We present simulated counterparts of the ``Little Red Dot'' (LRD) galaxies observed with JWST, using the large cosmological hydrodynamic simulation, ASTRID. We create mock observations of the galaxies ($5 \leq z \leq 8$) in ASTRID, and find seventeen which fit the color and size criteria of LRDs. These LRDs are galaxies with high stellar masses ($\rm log(M_*/M_{\odot}) \geq 9.7$), and massive black holes ($\rm log(M_{BH}/M_{\odot}) \geq 6.8$). The host galaxies are dense, with stellar half mass radii ($\rm 325\,pc \leq r_{{\rm half},*} \leq 620\,pc$), and dust attenuation in the F444W band above 1.25. Their star formation has been recently quenched. They host relatively bright AGN that are dust-obscured and contribute significantly to the rest-frame optical red slope and have relatively low luminosity in the rest-frame ultraviolet, where the host galaxy's stars are more dominant. These LRDs are in an evolutionary phase of miniquenching that is the result of AGN feedback from their massive black holes. The LRDs in ASTRID are bright with F444W magnitudes of $23.5-25.5$. The less massive and fainter galaxies in ASTRID lack the dust concentration necessary to produce the red slope of an LRD, though this could be an effect of limited resolution. Most of the highest Eddington black holes are not LRDs due to insufficient dust attenuation from their host galaxies, which are also experiencing relatively high star formation rates. This results in their spectra being too flat, despite their highly accreting black holes.

Figures (12)

• Figure 1: A slice of the Astrid simulation at redshift $z=5$, and false color images of the Little Red Dot galaxies in Astrid . The slice is $\rm 25\,Mpc/h$ thick and shows the gas density within the simulation, with color indicating the gas temperature. The three overlayed images are LRDs present in this slice of Astrid and their position is indicated by the cross-hair. The false color images use the F444W, F277W, and F150W filter images for the red, green and blue channels, respectively. Each image is 2.0" x 2.0" with pixels of 0.030". The numbers on each image indicate the redshift (top value on the left), $r_{e}$ in pixels (bottom left value), F444W magnitude (top value on the right), F277W-F444W color (bottom right value).

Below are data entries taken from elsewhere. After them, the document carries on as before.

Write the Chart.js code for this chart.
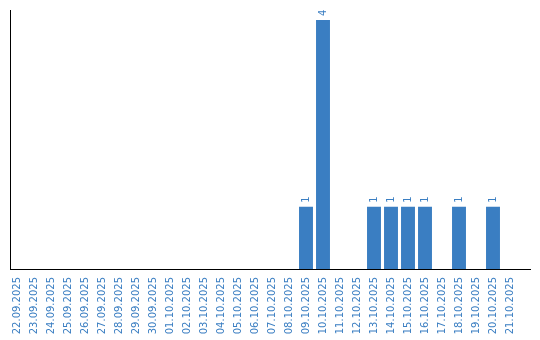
<!DOCTYPE html>
<html>
<head>
<meta charset="utf-8">
<script src="https://cdn.jsdelivr.net/npm/chart.js@4.4.0/dist/chart.umd.min.js"></script>
<style>
html,body{margin:0;padding:0;background:#fff;}
#wrap{width:540px;height:340px;position:relative;}
</style>
</head>
<body>
<div id="wrap"><canvas id="c" width="540" height="340"></canvas></div>
<script>
const categories = ["22.09.2025","23.09.2025","24.09.2025","25.09.2025","26.09.2025","27.09.2025","28.09.2025","29.09.2025","30.09.2025","01.10.2025","02.10.2025","03.10.2025","04.10.2025","05.10.2025","06.10.2025","07.10.2025","08.10.2025","09.10.2025","10.10.2025","11.10.2025","12.10.2025","13.10.2025","14.10.2025","15.10.2025","16.10.2025","17.10.2025","18.10.2025","19.10.2025","20.10.2025","21.10.2025"];
const counts = [0,0,0,0,0,0,0,0,0,0,0,0,0,0,0,0,0,1,4,0,0,1,1,1,1,0,1,0,1,0];

const BLUE = '#3a7ec2';
const FONT = '10px "DejaVu Sans"';

const axisLines = {
  id: 'axisLines',
  afterDraw(chart) {
    const ctx = chart.ctx, a = chart.chartArea;
    ctx.save();
    ctx.fillStyle = '#000';
    ctx.fillRect(10, a.top, 1, a.bottom - a.top + 1);
    ctx.fillRect(10, a.bottom, 521, 1);
    ctx.restore();
  }
};

const valueLabels = {
  id: 'valueLabels',
  afterDatasetsDraw(chart) {
    const ctx = chart.ctx;
    const meta = chart.getDatasetMeta(0);
    ctx.save();
    ctx.fillStyle = BLUE;
    ctx.font = FONT;
    ctx.textAlign = 'left';
    ctx.textBaseline = 'middle';
    meta.data.forEach((el, i) => {
      const v = counts[i];
      if (!v) return;
      ctx.save();
      ctx.translate(el.x, el.y - 4);
      ctx.rotate(-Math.PI / 2);
      ctx.fillText(String(v), 0, 0);
      ctx.restore();
    });
    ctx.restore();
  }
};

new Chart(document.getElementById('c'), {
  type: 'bar',
  data: {
    labels: categories,
    datasets: [{
      data: counts,
      backgroundColor: BLUE,
      borderWidth: 0,
      categoryPercentage: 1,
      barPercentage: 0.82
    }]
  },
  options: {
    responsive: false,
    animation: false,
    devicePixelRatio: 1,
    layout: { padding: { left: 8.5, right: 21.5, top: 10, bottom: 0 } },
    plugins: { legend: { display: false }, tooltip: { enabled: false } },
    scales: {
      x: {
        grid: { display: false, drawTicks: false },
        border: { display: false },
        ticks: {
          color: BLUE,
          font: { family: 'DejaVu Sans', size: 10 },
          minRotation: 90,
          maxRotation: 90,
          autoSkip: false,
          padding: 8
        },
        afterFit(s) { s.height = 71; }
      },
      y: {
        display: false,
        min: 0,
        max: 4.16
      }
    }
  },
  plugins: [axisLines, valueLabels]
});
</script>
</body>
</html>
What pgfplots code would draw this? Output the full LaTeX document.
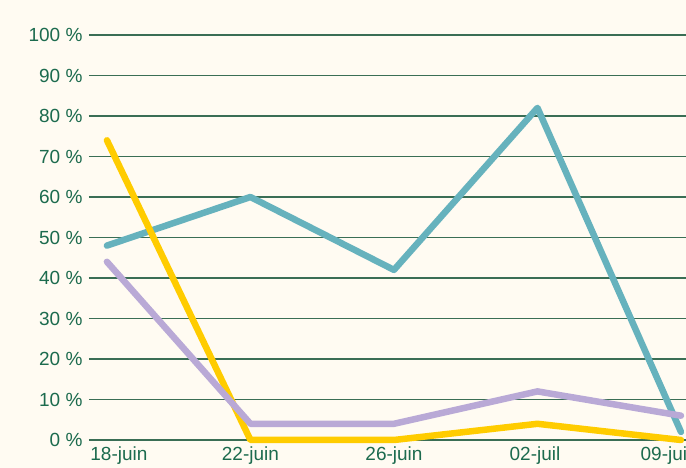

• Figure 2: Example spectrum of a little red dot galaxy in Astrid. The solid blue and green lines show the contributions from the AGN and stars respectively, while the thick grey line shows the total observed spectra. The dashed blue and green lines indicate the stellar and AGN spectra before dust attenuation.
• Figure 3: Color-magnitude, and color-color plots showing the main criteria for LRD identification. The red circles indicate galaxies that fit both criteria, while the green squares are galaxies that fit the F277W-F444W criteria, but not the F150W-F200W criteria. The contours contain $1\sigma$ and $2\sigma$ of galaxies in their subpopulation.. Observational data sets from Perez_Gonzalez_2024Barro_2023; and Labbe_2023 are included as grey stars, squares, and triangles respectively
• Figure 4: Galaxy black hole mass plotted against galaxy stellar mass. The underlying 2D histogram shows the population of all galaxies in Astrid colored by the average F277W-F444W color of galaxies in that pixel, while the red and green points indicate LRDs and no-break LRDs found in Astrid and in JWST observations. The contours contain $1\sigma$ and $2\sigma$ of galaxies in their subpopulation. The purple dataset is comprised of AGN fits from Maiolino_2024_JADESHarikane_2023Ubler_2023Stone_2024Furtak_2024Yue_2024_eiger compiled in Pacucci_Loeb_2024. The blue star dataset was produced in Ananna_2024 from the X-ray observations of some LRDs.
• Figure 5: The top two plots show the ratio of AGN to total luminosity vs the magnitude of the galaxy in the F444W band on the left and F150W band on the right. The bottom two plots show the overall attenuation of stellar and AGN light in the same observation bands. The Astrid population is presented in the background colored by average F277W-F444W color, while the LRDs are indicated with red circles, and the no-break LRDs are shown with green squares. The inset plot on the top left plot zooms in on the region where the LRD and no-break LRDs are found. The contours contain $1\sigma$ and $2\sigma$ of galaxies in their subpopulation.